• [Data block]
__________

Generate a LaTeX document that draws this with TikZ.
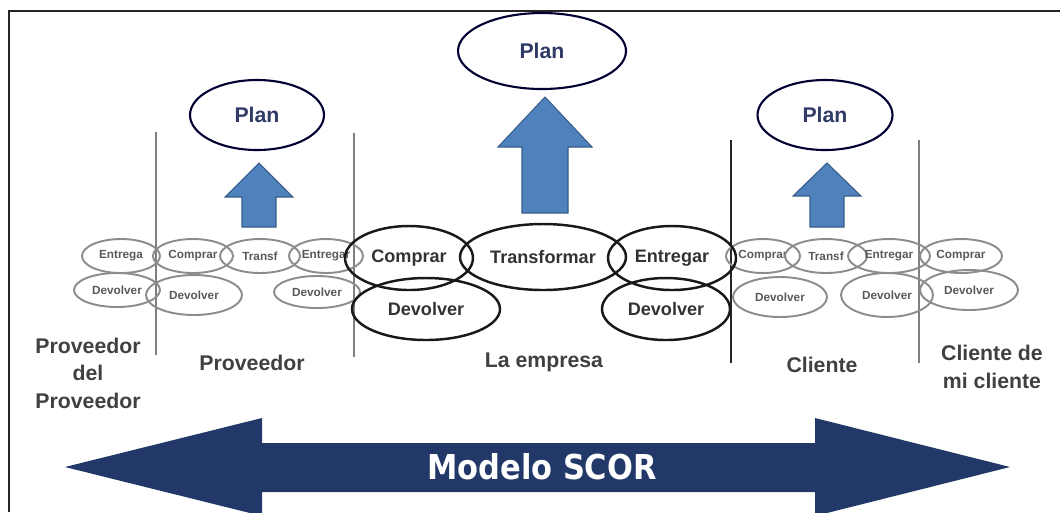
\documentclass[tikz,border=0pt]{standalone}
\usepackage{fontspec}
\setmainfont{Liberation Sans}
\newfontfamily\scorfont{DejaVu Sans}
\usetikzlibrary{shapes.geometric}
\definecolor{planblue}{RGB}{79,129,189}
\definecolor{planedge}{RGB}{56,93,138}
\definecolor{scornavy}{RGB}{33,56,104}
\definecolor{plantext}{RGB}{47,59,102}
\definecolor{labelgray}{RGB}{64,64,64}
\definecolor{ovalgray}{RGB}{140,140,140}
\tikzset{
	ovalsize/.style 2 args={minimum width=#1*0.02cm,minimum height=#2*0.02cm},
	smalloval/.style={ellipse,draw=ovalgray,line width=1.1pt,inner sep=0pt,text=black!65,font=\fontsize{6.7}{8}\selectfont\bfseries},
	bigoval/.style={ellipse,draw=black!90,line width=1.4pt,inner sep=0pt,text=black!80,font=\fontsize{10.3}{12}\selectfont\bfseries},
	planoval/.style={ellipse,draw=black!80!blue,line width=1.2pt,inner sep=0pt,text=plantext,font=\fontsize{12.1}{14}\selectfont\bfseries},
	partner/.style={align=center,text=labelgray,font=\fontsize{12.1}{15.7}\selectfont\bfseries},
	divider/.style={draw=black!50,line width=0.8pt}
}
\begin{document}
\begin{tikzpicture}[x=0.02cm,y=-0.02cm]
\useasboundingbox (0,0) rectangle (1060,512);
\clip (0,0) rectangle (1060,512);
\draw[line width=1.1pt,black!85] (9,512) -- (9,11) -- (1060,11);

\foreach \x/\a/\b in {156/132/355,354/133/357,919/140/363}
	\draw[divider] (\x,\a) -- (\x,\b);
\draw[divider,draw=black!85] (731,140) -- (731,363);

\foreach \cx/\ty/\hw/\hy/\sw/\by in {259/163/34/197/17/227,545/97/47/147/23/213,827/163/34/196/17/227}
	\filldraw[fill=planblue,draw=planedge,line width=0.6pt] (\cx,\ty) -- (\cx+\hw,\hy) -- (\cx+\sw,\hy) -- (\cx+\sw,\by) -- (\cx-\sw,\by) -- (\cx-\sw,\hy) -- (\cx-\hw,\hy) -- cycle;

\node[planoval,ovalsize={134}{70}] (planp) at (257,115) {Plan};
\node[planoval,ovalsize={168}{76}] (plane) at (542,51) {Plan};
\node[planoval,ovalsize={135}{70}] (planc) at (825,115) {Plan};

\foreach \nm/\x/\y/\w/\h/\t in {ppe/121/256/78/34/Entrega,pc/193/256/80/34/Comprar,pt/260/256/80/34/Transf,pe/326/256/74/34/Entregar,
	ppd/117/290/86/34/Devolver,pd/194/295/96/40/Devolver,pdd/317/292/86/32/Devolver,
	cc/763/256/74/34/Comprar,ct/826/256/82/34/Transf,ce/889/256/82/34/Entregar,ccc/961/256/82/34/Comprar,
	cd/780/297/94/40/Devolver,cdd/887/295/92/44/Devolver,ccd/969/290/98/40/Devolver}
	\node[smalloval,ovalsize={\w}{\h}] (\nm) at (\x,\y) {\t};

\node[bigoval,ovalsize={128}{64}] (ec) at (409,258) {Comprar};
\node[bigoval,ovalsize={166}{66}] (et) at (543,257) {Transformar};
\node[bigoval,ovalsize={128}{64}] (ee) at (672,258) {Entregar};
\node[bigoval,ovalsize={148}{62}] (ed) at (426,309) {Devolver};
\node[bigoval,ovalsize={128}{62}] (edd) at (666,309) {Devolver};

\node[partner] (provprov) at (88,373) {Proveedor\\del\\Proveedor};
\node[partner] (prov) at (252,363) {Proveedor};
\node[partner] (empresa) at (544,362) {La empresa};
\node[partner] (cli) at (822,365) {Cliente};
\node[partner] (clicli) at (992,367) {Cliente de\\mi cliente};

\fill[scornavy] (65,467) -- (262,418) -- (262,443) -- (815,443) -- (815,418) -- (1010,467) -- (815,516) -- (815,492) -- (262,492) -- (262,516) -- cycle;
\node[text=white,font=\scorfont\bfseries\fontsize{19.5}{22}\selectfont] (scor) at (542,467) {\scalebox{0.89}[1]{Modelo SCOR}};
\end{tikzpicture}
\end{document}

__________

• [What is needed] Pictures in the data above should not be copied; transcribe everything else exactly.

• [Solution to this task]
Generate a LaTeX document that draws this with TikZ.
\documentclass[tikz,border=0pt]{standalone}
\usepackage{fontspec}
\setmainfont{Liberation Sans}
\newfontfamily\scorfont{DejaVu Sans}
\usetikzlibrary{shapes.geometric}
\definecolor{planblue}{RGB}{79,129,189}
\definecolor{planedge}{RGB}{56,93,138}
\definecolor{scornavy}{RGB}{33,56,104}
\definecolor{plantext}{RGB}{47,59,102}
\definecolor{labelgray}{RGB}{64,64,64}
\definecolor{ovalgray}{RGB}{140,140,140}
\tikzset{
	ovalsize/.style 2 args={minimum width=#1*0.02cm,minimum height=#2*0.02cm},
	smalloval/.style={ellipse,draw=ovalgray,line width=1.1pt,inner sep=0pt,text=black!65,font=\fontsize{6.7}{8}\selectfont\bfseries},
	bigoval/.style={ellipse,draw=black!90,line width=1.4pt,inner sep=0pt,text=black!80,font=\fontsize{10.3}{12}\selectfont\bfseries},
	planoval/.style={ellipse,draw=black!80!blue,line width=1.2pt,inner sep=0pt,text=plantext,font=\fontsize{12.1}{14}\selectfont\bfseries},
	partner/.style={align=center,text=labelgray,font=\fontsize{12.1}{15.7}\selectfont\bfseries},
	divider/.style={draw=black!50,line width=0.8pt}
}
\begin{document}
\begin{tikzpicture}[x=0.02cm,y=-0.02cm]
\useasboundingbox (0,0) rectangle (1060,512);
\clip (0,0) rectangle (1060,512);
\draw[line width=1.1pt,black!85] (9,512) -- (9,11) -- (1060,11);

\foreach \x/\a/\b in {156/132/355,354/133/357,919/140/363}
	\draw[divider] (\x,\a) -- (\x,\b);
\draw[divider,draw=black!85] (731,140) -- (731,363);

\foreach \cx/\ty/\hw/\hy/\sw/\by in {259/163/34/197/17/227,545/97/47/147/23/213,827/163/34/196/17/227}
	\filldraw[fill=planblue,draw=planedge,line width=0.6pt] (\cx,\ty) -- (\cx+\hw,\hy) -- (\cx+\sw,\hy) -- (\cx+\sw,\by) -- (\cx-\sw,\by) -- (\cx-\sw,\hy) -- (\cx-\hw,\hy) -- cycle;

\node[planoval,ovalsize={134}{70}] (planp) at (257,115) {Plan};
\node[planoval,ovalsize={168}{76}] (plane) at (542,51) {Plan};
\node[planoval,ovalsize={135}{70}] (planc) at (825,115) {Plan};

\foreach \nm/\x/\y/\w/\h/\t in {ppe/121/256/78/34/Entrega,pc/193/256/80/34/Comprar,pt/260/256/80/34/Transf,pe/326/256/74/34/Entregar,
	ppd/117/290/86/34/Devolver,pd/194/295/96/40/Devolver,pdd/317/292/86/32/Devolver,
	cc/763/256/74/34/Comprar,ct/826/256/82/34/Transf,ce/889/256/82/34/Entregar,ccc/961/256/82/34/Comprar,
	cd/780/297/94/40/Devolver,cdd/887/295/92/44/Devolver,ccd/969/290/98/40/Devolver}
	\node[smalloval,ovalsize={\w}{\h}] (\nm) at (\x,\y) {\t};

\node[bigoval,ovalsize={128}{64}] (ec) at (409,258) {Comprar};
\node[bigoval,ovalsize={166}{66}] (et) at (543,257) {Transformar};
\node[bigoval,ovalsize={128}{64}] (ee) at (672,258) {Entregar};
\node[bigoval,ovalsize={148}{62}] (ed) at (426,309) {Devolver};
\node[bigoval,ovalsize={128}{62}] (edd) at (666,309) {Devolver};

\node[partner] (provprov) at (88,373) {Proveedor\\del\\Proveedor};
\node[partner] (prov) at (252,363) {Proveedor};
\node[partner] (empresa) at (544,362) {La empresa};
\node[partner] (cli) at (822,365) {Cliente};
\node[partner] (clicli) at (992,367) {Cliente de\\mi cliente};

\fill[scornavy] (65,467) -- (262,418) -- (262,443) -- (815,443) -- (815,418) -- (1010,467) -- (815,516) -- (815,492) -- (262,492) -- (262,516) -- cycle;
\node[text=white,font=\scorfont\bfseries\fontsize{19.5}{22}\selectfont] (scor) at (542,467) {\scalebox{0.89}[1]{Modelo SCOR}};
\end{tikzpicture}
\end{document}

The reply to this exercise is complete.